Cela a donné cinq rencontres où la présence américaine s’est considérablement réduit dans le camp adverse. Faute d’attaquantes rapides, les occasions devant le but se sont trouvées réduites à un jeu placé, opportunités trop peu nombreuses pour se terminer par des buts et des rencontres significatives. De plus, la lenteur au centre de la défense et la dimension trop physique du milieu n’a pas crée le football champagne qui aurait été la réponse des USA. Rose Lavelle, au top de ce style de jeu lors du mondial 2019, n’a pas retrouvé ce jeu aérien du milieu de terrain. Faute de profils complémentaires, les USA ont tiré le meilleur de ce qu’elles pouvaient faire dans cette olympiade.

Aller chercher une médaille de bronze, avec le risque de prendre la plus mauvaise des places, la 4e face à l’Australie.

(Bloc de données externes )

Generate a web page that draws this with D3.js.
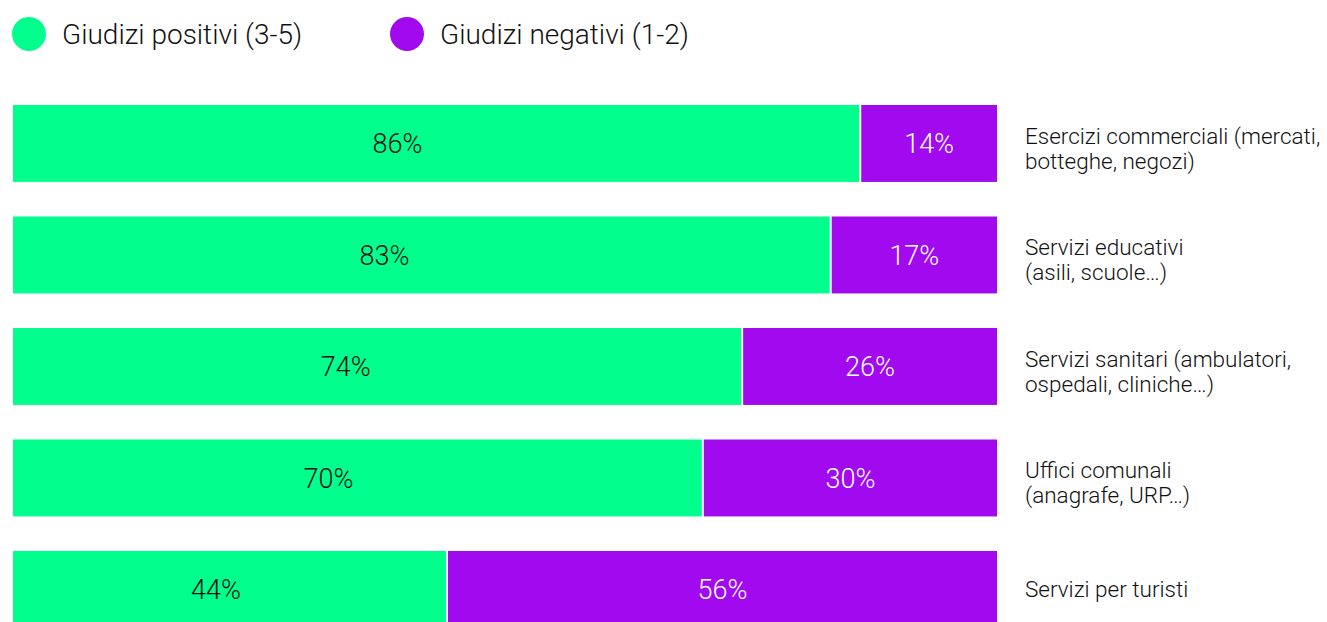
<!DOCTYPE html>
<html><head><meta charset="utf-8">
<script src="https://cdn.jsdelivr.net/npm/d3@7"></script>
<style>body{margin:0;background:#fff;overflow:hidden}svg{display:block;font-family:Roboto,"Noto Sans",sans-serif}</style>
</head><body>
<svg id="c" width="1327" height="622"></svg>
<script>
const categories = [
  ["Esercizi commerciali (mercati,", "botteghe, negozi)"],
  ["Servizi educativi", "(asili, scuole…)"],
  ["Servizi sanitari (ambulatori,", "ospedali, cliniche…)"],
  ["Uffici comunali", "(anagrafe, URP…)"],
  ["Servizi per turisti"]
];
const positivi = [86, 83, 74, 70, 44];
const negativi = [14, 17, 26, 30, 56];
const seriesNames = ["Giudizi positivi (3-5)", "Giudizi negativi (1-2)"];
const colors = ["#00FF8D", "#A10AEF"];
const textColors = ["#111", "#fff"];

const svg = d3.select("#c");
const x = d3.scaleLinear().domain([0, 100]).range([13, 997]);
// positive-segment value labels sit left of the segment centre in the reference
const xPosLabel = d3.scaleLinear().domain([0, 100]).range([26, 458]);
const step = 111.5;
const y = d3.scaleBand().domain(d3.range(categories.length))
  .range([105, 105 + step * categories.length]).paddingInner(0.31).paddingOuter(0.155).align(0);
const bw = y.bandwidth();

// legend
const legX = [29, 407];
seriesNames.forEach((s, i) => {
  svg.append("circle").attr("cx", legX[i]).attr("cy", 34).attr("r", 17).attr("fill", colors[i]);
  svg.append("text").attr("x", legX[i] + 33).attr("y", 34).attr("dy", "0.35em")
    .attr("font-size", 28).attr("font-weight", 300).attr("fill", "#111").text(s);
});

categories.forEach((c, i) => {
  const y0 = y(i);
  const segs = [[0, positivi[i]], [positivi[i], positivi[i] + negativi[i]]];
  segs.forEach((sg, j) => {
    const x0 = x(sg[0]) + (j === 1 ? 2 : 0);
    const x1 = x(sg[1]);
    svg.append("rect").attr("x", x0).attr("y", y0).attr("width", x1 - x0).attr("height", bw).attr("fill", colors[j]);
    const lx = j === 0 ? xPosLabel(positivi[i]) : (x0 + x1) / 2;
    svg.append("text").attr("x", lx).attr("y", y0 + bw / 2).attr("dy", "0.36em")
      .attr("text-anchor", "middle").attr("font-size", 27).attr("font-weight", 300)
      .attr("fill", textColors[j]).text((j === 0 ? positivi[i] : negativi[i]) + "%");
  });
  const cy = y0 + bw / 2;
  const n = c.length;
  c.forEach((line, k) => {
    svg.append("text").attr("x", 1025)
      .attr("y", cy + (k - (n - 1) / 2) * 25 + (n > 1 ? 5 : 0)).attr("dy", "0.35em")
      .attr("font-size", 22.5).attr("font-weight", 300).attr("fill", "#111").text(line);
  });
});
</script>
</body></html>
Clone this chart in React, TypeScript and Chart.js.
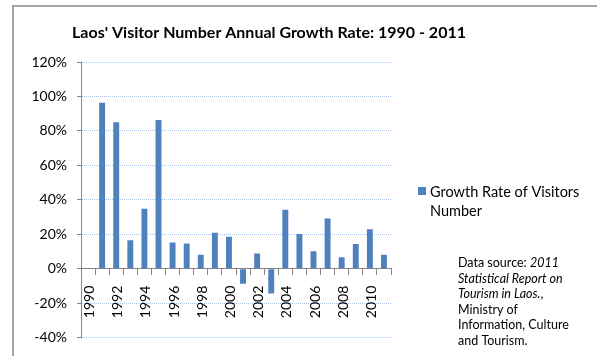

Alex Morgan, au centre du jeu, n’a jamais eu d’occasions à jouer dans l’heure de temps de jeu que le coach américain lui donnait. Elle finit très bien les balles dans les espaces, il n’y en a pas eu, faute d’un milieu créateur. Carli Lloyd, plus physique, est celle qui a eu le plus de possibilités, sauf que le jeu n’était pas en sa faveur. Elle a souvent trouvé la barre, le poteau où la gardienne. Megan Rapinoe ou Tobin Heath, excentrées, appelées à centrer ou dribbler, n’ont pas trouvé les « trous de souris » qui font leurs qualités et diableries. Les latérales, O’hara et Dunn, sont restées latérales.

L’équipe américaine a joué comme une dixième mondial.

Elle sort de son rêve d’être la seule équipe à réaliser le doublé Mondial-JO dans la continuité.

Il va falloir qu’elle trouve des solutions car, aujourd’hui, les adversaires savent qu’en compétition, même pour les Jeux, qui semblaient être la leur, elles sont battables.

Si elles perdent contre l’Australie, en retrait, on risque de parler du palmarès des USA, au passé. Elles ne sont pas faites pour jouer tactique.